- "In my heart, I knew that it wasn't right, but my best friend kept telling me it was MY job to try harder with her."
Marriages and significant relationships are both the breeding ground, and the testing ground, for our development and maturity. It's where we can learn, by trial and error, how to be better people.
"I feel so isolated."
Bullying doesn't only happen in schools and workplaces. Bullies get to practise their skills in families and extended families as well.
Who's "her"? In this case, careful and insidious manipulation by a highly-skilled bully in the shape of her mother-in-law has brought this young mum to her knees.

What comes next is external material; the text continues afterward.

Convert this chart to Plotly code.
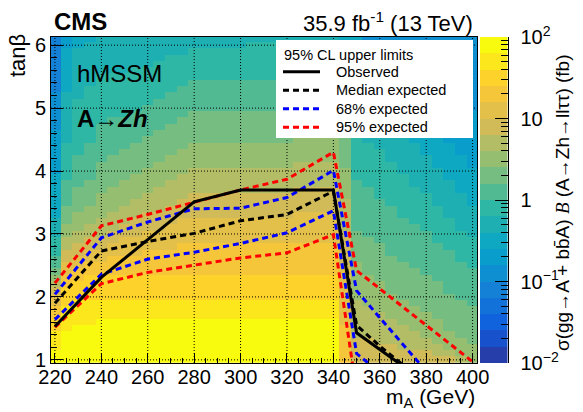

Isolation and alienation is a big part of the bully's toolkit. Unfortunately, psychological bullying is more likely to be the domain of women. Women's skills with relationship-building have a flipside in the female bully's capacity to alienate. Other tactics might include:
- temper tantrums, irrational outbursts, spiteful teasing, ridicule
- trivial fault-finding and nit-picking
- belittling actions, eg eye-rolling, sighs etc
- blaming the victim's attitude or personality for conflicts
- intentional exclusion from important information
- overloading with tasks and unreasonable expectations
- undermining or overruling decisions
It's not a nice picture, is it?
In families as in schools and workplaces, the bullying can become so insidious that others follow the established pattern of behaviour. In fact, we are all capable of behaving like bullies given the right set of circumstances.
Her husband's advice? "Just ignore her, she doesn't mean it! You're too sensitive!"
"Even though I know I should keep showing up at family events, I'm a quivering mess at the thought of another onslaught from her. My husband and my best friend just don't seem to understand how awful it is."
It's often very difficult for the uninvolved to understand the profound impact that bullying can have on a victim. Agitation, shame, anxiety, and depression are common, as are insomnia, lack of concentration, panic attacks, and low self-esteem.
My advice to this young mum? When the messages from your body and heart conflict with the messages from those near and dear, it's time to step out of the arena.
Confidence comes from taking action. If support isn't readily available from those you thought you could trust, keep telling!
The best defence against a bully is to disclose their behaviour. It's also one of the hardest steps to take when you've been so undermined that you begin to disbelieve even the messages from your own body.
Keep telling, till someone listens, and you get the help you want.